== DATA SECTION ==
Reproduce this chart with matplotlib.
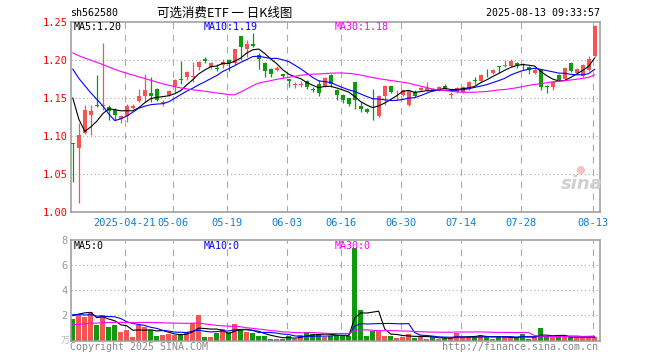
import numpy as np
import pandas as pd
import matplotlib
matplotlib.use('Agg')
import matplotlib.pyplot as plt

# daily bars 2025-04-08 .. 2025-08-13
opens = [1.091, 1.084, 1.104, 1.128, 1.140, 1.139, 1.138, 1.134, 1.122, 1.126,
         1.137, 1.146, 1.153, 1.156, 1.162, 1.143, 1.154, 1.166, 1.175, 1.178,
         1.178, 1.191, 1.201, 1.191, 1.189, 1.193, 1.200, 1.196, 1.231, 1.214,
         1.221, 1.206, 1.196, 1.188, 1.187, 1.181, 1.175, 1.167, 1.167, 1.172,
         1.162, 1.168, 1.165, 1.180, 1.161, 1.154, 1.150, 1.171, 1.139, 1.136,
         1.132, 1.126, 1.153, 1.166, 1.156, 1.154, 1.141, 1.158, 1.160, 1.160,
         1.161, 1.160, 1.166, 1.154, 1.158, 1.158, 1.162, 1.173, 1.173, 1.182,
         1.183, 1.192, 1.192, 1.192, 1.196, 1.194, 1.191, 1.183, 1.187, 1.166,
         1.165, 1.180, 1.175, 1.196, 1.183, 1.179, 1.187, 1.205]
closes = [1.090, 1.101, 1.134, 1.133, 1.139, 1.140, 1.133, 1.128, 1.126, 1.139,
          1.140, 1.153, 1.161, 1.153, 1.147, 1.145, 1.159, 1.174, 1.174, 1.184,
          1.179, 1.198, 1.199, 1.196, 1.188, 1.198, 1.196, 1.214, 1.217, 1.221,
          1.219, 1.201, 1.185, 1.181, 1.190, 1.179, 1.172, 1.168, 1.168, 1.165,
          1.161, 1.156, 1.176, 1.169, 1.154, 1.148, 1.142, 1.147, 1.135, 1.132,
          1.131, 1.153, 1.166, 1.158, 1.157, 1.160, 1.159, 1.153, 1.163, 1.163,
          1.160, 1.165, 1.163, 1.155, 1.163, 1.165, 1.171, 1.172, 1.180, 1.181,
          1.187, 1.191, 1.193, 1.199, 1.194, 1.193, 1.187, 1.187, 1.165, 1.165,
          1.171, 1.174, 1.190, 1.185, 1.188, 1.194, 1.201, 1.245]
highs = [1.091, 1.117, 1.141, 1.141, 1.180, 1.223, 1.141, 1.137, 1.128, 1.142,
         1.142, 1.162, 1.181, 1.178, 1.163, 1.147, 1.161, 1.175, 1.199, 1.185,
         1.197, 1.199, 1.204, 1.198, 1.195, 1.201, 1.201, 1.215, 1.231, 1.226,
         1.235, 1.209, 1.197, 1.189, 1.192, 1.181, 1.175, 1.171, 1.173, 1.174,
         1.164, 1.174, 1.177, 1.181, 1.162, 1.155, 1.150, 1.171, 1.145, 1.137,
         1.162, 1.154, 1.167, 1.166, 1.161, 1.161, 1.160, 1.161, 1.165, 1.171,
         1.163, 1.166, 1.168, 1.158, 1.164, 1.166, 1.172, 1.178, 1.182, 1.188,
         1.188, 1.192, 1.200, 1.201, 1.198, 1.196, 1.192, 1.189, 1.188, 1.167,
         1.172, 1.181, 1.191, 1.197, 1.190, 1.195, 1.205, 1.246]
lows = [1.039, 1.012, 1.102, 1.101, 1.138, 1.134, 1.121, 1.121, 1.117, 1.118,
        1.135, 1.145, 1.145, 1.145, 1.146, 1.140, 1.152, 1.156, 1.169, 1.174,
        1.171, 1.187, 1.196, 1.188, 1.185, 1.189, 1.185, 1.193, 1.200, 1.204,
        1.217, 1.188, 1.178, 1.178, 1.185, 1.176, 1.164, 1.163, 1.164, 1.162,
        1.158, 1.152, 1.164, 1.164, 1.147, 1.143, 1.139, 1.136, 1.132, 1.130,
        1.121, 1.125, 1.141, 1.157, 1.147, 1.152, 1.139, 1.151, 1.159, 1.159,
        1.159, 1.159, 1.161, 1.150, 1.157, 1.157, 1.161, 1.169, 1.172, 1.177,
        1.182, 1.183, 1.191, 1.191, 1.190, 1.187, 1.181, 1.181, 1.161, 1.157,
        1.160, 1.173, 1.174, 1.184, 1.182, 1.178, 1.186, 1.204]
volumes = [1.7, 2.0, 1.9, 2.3, 1.2, 2.05, 1.1, 1.2, 0.7, 0.8,
           0.3, 1.2, 1.1, 0.85, 0.35, 0.45, 0.55, 0.4, 0.53, 0.6,
           1.4, 2.0, 0.25, 0.3, 0.6, 0.9, 0.65, 1.3, 0.8, 0.65,
           0.6, 0.32, 0.37, 0.15, 0.12, 0.15, 0.35, 0.15, 0.45, 0.7,
           0.55, 0.55, 0.3, 0.35, 0.45, 0.35, 0.35, 7.4, 2.45, 0.37,
           0.72, 0.72, 0.37, 0.37, 0.23, 0.3, 0.53, 0.23, 0.37, 0.12,
           0.25, 0.12, 0.2, 0.2, 0.6, 0.25, 0.25, 0.3, 0.45, 0.37,
           0.12, 0.25, 0.25, 0.25, 0.25, 0.55, 0.12, 0.25, 0.96, 0.25,
           0.3, 0.25, 0.3, 0.25, 0.25, 0.25, 0.25, 0.25]

# days before the window, guessed from where the MA lines start
prior_close = [1.215, 1.222, 1.218, 1.225, 1.230, 1.226, 1.219, 1.212, 1.208, 1.214,
               1.221, 1.228, 1.224, 1.217, 1.213, 1.220, 1.227, 1.223, 1.218, 1.221,
               1.222, 1.230, 1.228, 1.225, 1.225, 1.240, 1.215, 1.103, 1.102]
prior_volume = [0.8, 0.9, 0.7, 1.0, 0.85, 0.75, 0.9, 0.8, 0.95, 0.85,
                0.7, 0.9, 1.0, 0.8, 0.85, 0.9, 0.75, 0.85, 0.9, 0.85,
                1.8, 2.3, 2.0, 2.4, 2.1, 1.4, 1.4, 2.1, 3.3]

tick_idx = [9, 17, 26, 36, 45, 55, 65, 75, 87]
tick_labels = ['2025-04-21', '05-06', '05-19', '06-03', '06-16',
               '06-30', '07-14', '07-28', '08-13']
price_ticks = [1.00, 1.05, 1.10, 1.15, 1.20, 1.25]
vol_ticks = [2, 4, 6, 8]

RED = '#f65454'
GREEN = '#0e9a0e'
GREY = '#999999'
MONO = 'DejaVu Sans Mono'
CJK = ['Noto Sans CJK SC', 'DejaVu Sans']

n = len(closes)
x = np.arange(n)
o = np.array(opens)
c = np.array(closes)
up = c >= o
cols = np.where(up, RED, GREEN)


def ma(prior, vals, k):
    s = pd.Series(prior + vals).rolling(k).mean()
    return s.iloc[len(prior):].values


W, H = 660, 360
fig = plt.figure(figsize=(W / 100, H / 100), dpi=100)


def px_axes(left, top, right, bottom):
    return fig.add_axes([left / W, 1 - bottom / H, (right - left) / W, (bottom - top) / H])


def ftext(px, py, s, **kw):
    fig.text(px / W, 1 - py / H, s, **kw)


ax = px_axes(71, 22, 600, 212)
axv = px_axes(71, 240, 600, 340.5)

for a in (ax, axv):
    a.set_xlim(-0.3, 87.9)
    for sp in a.spines.values():
        sp.set_color(GREY)
        sp.set_linewidth(1.1)
    for t in tick_idx:
        a.axvline(t - 0.35, color='#aaaaaa', lw=0.8, ls=(0, (6, 5)), zorder=0)

# price panel
ax.set_ylim(1.0, 1.25)
for p in price_ticks[1:-1]:
    ax.axhline(p, color='#aaaaaa', lw=0.8, ls=(0, (1, 2.5)), zorder=0)
ax.vlines(x, lows, highs, colors=cols, lw=0.9, zorder=2)
body = np.maximum(np.abs(c - o), 0.0012)
ax.bar(x, body, bottom=np.minimum(o, c), width=0.68, color=cols, zorder=3)
ax.plot(x, ma(prior_close, closes, 5), color='black', lw=0.8, zorder=4)
ax.plot(x, ma(prior_close, closes, 10), color='#0000ff', lw=0.8, zorder=4)
ax.plot(x, ma(prior_close, closes, 30), color='#ff00ff', lw=0.8, zorder=4)
ax.set_yticks(price_ticks)
ax.set_yticklabels(['%.2f' % p for p in price_ticks], family=MONO, fontsize=7.5, color='#ff0000')
ax.set_xticks([t - 0.35 for t in tick_idx])
ax.set_xticklabels(tick_labels, family=MONO, fontsize=7.5, color='#0a7fd8')
ax.tick_params(length=0, pad=2.5)
ax.tick_params(axis='x', pad=4)

# volume panel
axv.set_ylim(0, 8)
for v in vol_ticks[:-1]:
    axv.axhline(v, color='#aaaaaa', lw=0.8, ls=(0, (1, 2.5)), zorder=0)
axv.bar(x, volumes, width=0.83, color=cols, zorder=2)
axv.plot(x, ma(prior_volume, volumes, 5), color='black', lw=0.8, zorder=3)
axv.plot(x, ma(prior_volume, volumes, 10), color='#0000ff', lw=0.8, zorder=3)
axv.plot(x, ma(prior_volume, volumes, 30), color='#ff00ff', lw=0.8, zorder=3)
axv.set_yticks(vol_ticks)
axv.set_yticklabels([str(v) for v in vol_ticks], family=MONO, fontsize=7.5, color=GREY)
axv.set_xticks([])
axv.tick_params(length=0, pad=2.5)

# header and labels
ftext(70, 13, 'sh562580', family=MONO, fontsize=7.2, va='center')
ftext(225, 13, '可选消费ETF 一 日K线图', family=CJK, fontsize=9, va='center', ha='center')
ftext(600, 13, '2025-08-13 09:33:57', family=MONO, fontsize=7.2, va='center', ha='right')

ftext(74, 27, 'MA5:1.20', family=MONO, fontsize=7.2, va='center', color='black')
ftext(204, 27, 'MA10:1.19', family=MONO, fontsize=7.2, va='center', color='#0000ff')
ftext(335, 27, 'MA30:1.18', family=MONO, fontsize=7.2, va='center', color='#ff00ff')
ftext(74, 246, 'MA5:0', family=MONO, fontsize=7.2, va='center', color='black')
ftext(204, 246, 'MA10:0', family=MONO, fontsize=7.2, va='center', color='#0000ff')
ftext(335, 246, 'MA30:0', family=MONO, fontsize=7.2, va='center', color='#ff00ff')

ftext(70, 347, 'Copyright 2025 SINA.COM', family=MONO, fontsize=7.2, va='center', color='#888888')
ftext(598, 347, 'http://finance.sina.com.cn', family=MONO, fontsize=7.2, va='center',
      ha='right', color='#888888')
ftext(61, 341, '万', family=CJK, fontsize=6.5, va='center', color='#bbbbbb')
ftext(582, 184, 'sina', fontsize=13, style='italic', weight='bold', va='center',
      ha='center', color='#d0d0d0')
ftext(580, 170, '●', fontsize=8, va='center', ha='center', color='#f2c4c4')

fig.savefig('out.png', dpi=100)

== EXERCISE AIM ==
Copy out every line of the listing that includes the string "chart".

== TASK RESPONSE ==
Reproduce this chart with matplotlib.

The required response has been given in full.